MAMBOURG TOUJOURS

Celui qui mène Charleroi dans ces play-offs 2 en est à son cinquième interim et a vécu toute l’histoire récente du Sporting

Dans un an, cela en fera 20 qu’il arpente les couloirs du stade du Pays de Charleroi. A l’époque, on l’appelait encore le Mambourg. Vingt ans dans l’ombre, entre le noyau espoirs et le poste de fidèle adjoint, entrecoupés de cinq intérims à la tête de l’équipe première. Mario Notaro aura connu 20 entraîneurs différents et 26 changements d’entraîneur.
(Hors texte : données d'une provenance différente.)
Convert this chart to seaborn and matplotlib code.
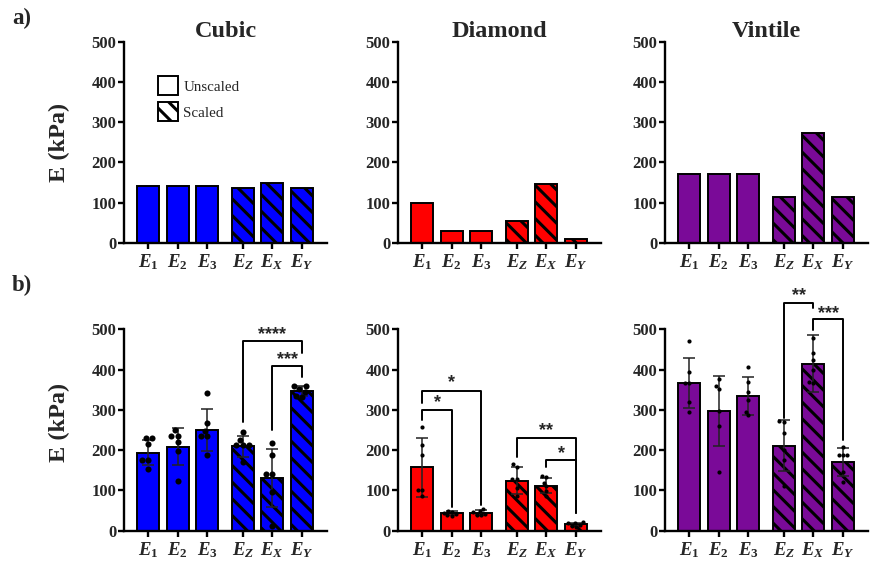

A 62 ans, il a de nouveau été appelé à la rescousse pour terminer la saison. Mais ne lui parlez pas du rôle de pompier de service.  » Je ne suis pas là pour sauver des vies. Un pompier éteint des incendies car il n’a pas le choix. Moi, je l’ai. Je peux refuser. Je fais partie d’un ensemble et je suis parfois là pour équilibrer un édifice qui a perdu une brique.  »

Pourtant, ironie de l’histoire, Notaro est avant tout un Dogue. Un vrai. C’est à l’Olympic qu’il fourbit ses premières armes comme T1, durant trois ans et demi, puis comme directeur sportif avant de déjà jouer les roues de secours.  » J’ai toujours voué une passion sincère à l’Olympic « , disait-il à l’époque.  » C’est à la Neuville que j’ai touché mon premier ballon. A l’époque, l’identité carolo était clairement divisée entre Dogues et Zèbres. L’impact s’est estompé avec les années. Les fusions et le recul de l’Olympic ont effacé cette rivalité. Moi, j’avais fait le tour à l’Olympic, le Sporting m’a contacté et j’y ai vu une forme de progression. Le Sporting ne boxait pas dans la même catégorie. Jean-Pol Spaute m’a proposé un contrat de semi-professionnel – j’étais encore commercial – et m’a demandé de sillonner la région à la recherche de bons jeunes et de travailler avec l’entraîneur de l’équipe première qui s’appelait Robert Waseige.  »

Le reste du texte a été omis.